WORK TO COMPLETE – Give again, verbatim, the lines between the line that contains "Output the Python" and the line that contains "import matplotlib.pyplot as plt", counting both ends. Pictures are excluded from the copy.

DATASET EXTRACT –
* * * *
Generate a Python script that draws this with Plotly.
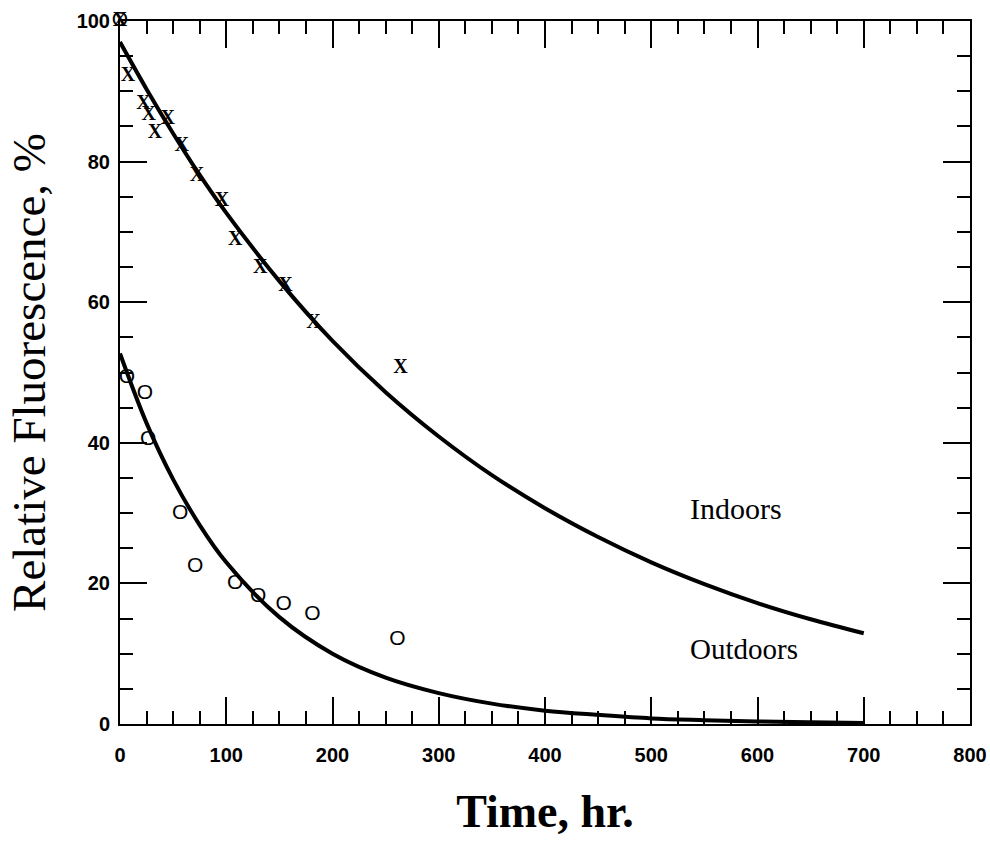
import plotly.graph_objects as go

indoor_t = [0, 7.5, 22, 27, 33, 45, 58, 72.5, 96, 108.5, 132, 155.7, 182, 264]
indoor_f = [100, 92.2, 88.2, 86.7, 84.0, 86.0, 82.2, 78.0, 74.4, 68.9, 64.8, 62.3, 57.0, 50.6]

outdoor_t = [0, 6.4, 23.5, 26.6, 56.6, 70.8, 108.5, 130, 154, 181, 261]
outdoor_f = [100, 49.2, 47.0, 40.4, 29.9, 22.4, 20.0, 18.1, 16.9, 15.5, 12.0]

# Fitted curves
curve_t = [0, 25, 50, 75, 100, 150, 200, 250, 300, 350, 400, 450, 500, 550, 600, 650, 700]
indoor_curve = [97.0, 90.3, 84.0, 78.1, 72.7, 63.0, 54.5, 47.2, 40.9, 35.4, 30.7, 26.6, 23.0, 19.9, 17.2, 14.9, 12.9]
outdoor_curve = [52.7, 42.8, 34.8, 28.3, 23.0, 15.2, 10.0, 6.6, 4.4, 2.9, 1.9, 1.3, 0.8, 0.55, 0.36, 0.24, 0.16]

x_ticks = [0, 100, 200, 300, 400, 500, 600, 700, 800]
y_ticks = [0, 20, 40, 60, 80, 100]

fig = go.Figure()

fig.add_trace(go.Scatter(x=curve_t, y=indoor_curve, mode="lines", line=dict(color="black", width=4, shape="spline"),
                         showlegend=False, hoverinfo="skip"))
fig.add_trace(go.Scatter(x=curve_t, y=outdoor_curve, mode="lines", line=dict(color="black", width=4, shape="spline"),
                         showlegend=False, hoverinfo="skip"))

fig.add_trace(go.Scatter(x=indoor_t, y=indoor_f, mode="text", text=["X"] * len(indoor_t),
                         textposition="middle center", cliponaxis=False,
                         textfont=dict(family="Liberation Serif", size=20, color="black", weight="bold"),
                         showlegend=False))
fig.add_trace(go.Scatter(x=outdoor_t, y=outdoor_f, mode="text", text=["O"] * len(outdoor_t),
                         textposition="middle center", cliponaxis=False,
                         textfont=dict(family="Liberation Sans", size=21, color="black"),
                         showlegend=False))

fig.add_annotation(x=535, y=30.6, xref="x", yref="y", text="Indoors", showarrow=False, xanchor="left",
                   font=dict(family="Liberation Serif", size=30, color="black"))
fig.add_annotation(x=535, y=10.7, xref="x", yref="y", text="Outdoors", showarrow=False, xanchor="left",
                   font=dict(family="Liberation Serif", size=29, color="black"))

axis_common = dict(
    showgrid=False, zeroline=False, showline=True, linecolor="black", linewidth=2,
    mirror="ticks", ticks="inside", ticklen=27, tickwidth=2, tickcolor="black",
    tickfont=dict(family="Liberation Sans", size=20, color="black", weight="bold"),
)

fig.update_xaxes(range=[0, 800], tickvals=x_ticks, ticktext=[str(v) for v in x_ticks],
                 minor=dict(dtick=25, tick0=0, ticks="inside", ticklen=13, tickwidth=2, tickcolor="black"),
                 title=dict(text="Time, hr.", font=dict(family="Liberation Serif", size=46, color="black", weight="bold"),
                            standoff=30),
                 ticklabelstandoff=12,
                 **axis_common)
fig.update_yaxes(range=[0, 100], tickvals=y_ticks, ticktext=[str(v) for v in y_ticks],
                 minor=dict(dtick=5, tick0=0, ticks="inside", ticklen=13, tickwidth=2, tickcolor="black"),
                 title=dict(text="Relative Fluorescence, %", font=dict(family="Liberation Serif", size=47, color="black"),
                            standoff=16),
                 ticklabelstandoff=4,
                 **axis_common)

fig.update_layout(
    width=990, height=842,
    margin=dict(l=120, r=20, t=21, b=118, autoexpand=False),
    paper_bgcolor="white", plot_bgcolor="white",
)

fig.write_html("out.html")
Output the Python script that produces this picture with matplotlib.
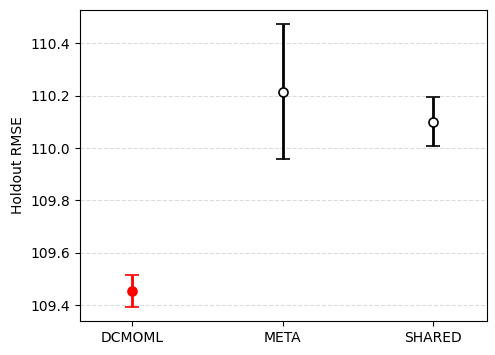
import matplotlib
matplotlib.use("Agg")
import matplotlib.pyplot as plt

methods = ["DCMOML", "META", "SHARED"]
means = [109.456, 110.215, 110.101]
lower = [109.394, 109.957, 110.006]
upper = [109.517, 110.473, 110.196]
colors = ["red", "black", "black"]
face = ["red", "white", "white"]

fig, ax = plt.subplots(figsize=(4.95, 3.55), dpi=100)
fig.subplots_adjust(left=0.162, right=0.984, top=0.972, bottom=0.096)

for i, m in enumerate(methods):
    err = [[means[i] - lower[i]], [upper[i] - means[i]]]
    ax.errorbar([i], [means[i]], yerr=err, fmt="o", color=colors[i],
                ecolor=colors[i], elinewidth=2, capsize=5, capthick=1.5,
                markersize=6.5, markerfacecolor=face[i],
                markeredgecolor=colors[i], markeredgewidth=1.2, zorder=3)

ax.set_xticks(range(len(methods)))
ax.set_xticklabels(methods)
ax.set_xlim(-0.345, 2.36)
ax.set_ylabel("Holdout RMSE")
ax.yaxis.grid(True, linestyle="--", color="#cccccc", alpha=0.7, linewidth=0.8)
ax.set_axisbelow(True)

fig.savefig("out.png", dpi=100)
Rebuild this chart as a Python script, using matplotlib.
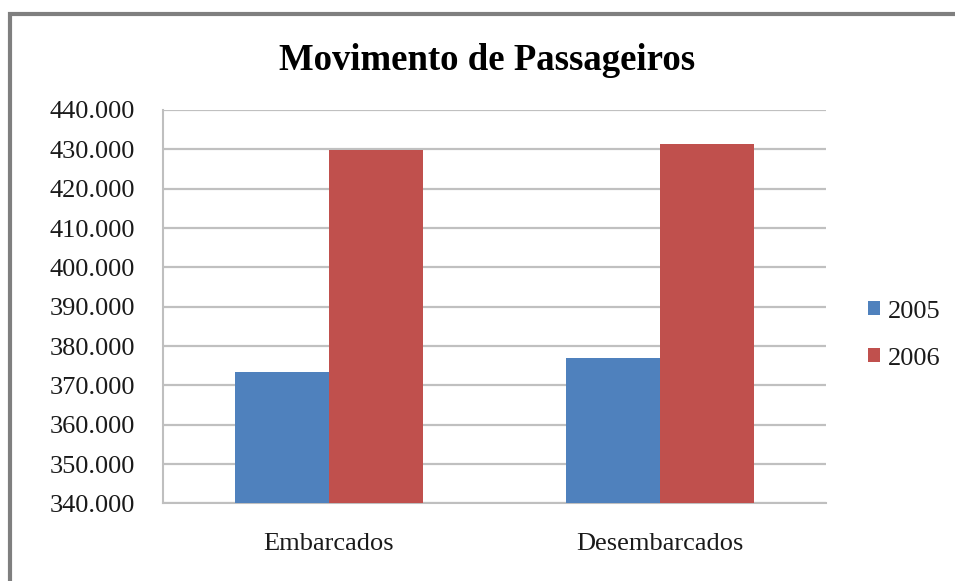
* * * *
CORRECT RESPONSE –
Output the Python script that produces this picture with matplotlib.
import matplotlib
matplotlib.use("Agg")
import matplotlib.pyplot as plt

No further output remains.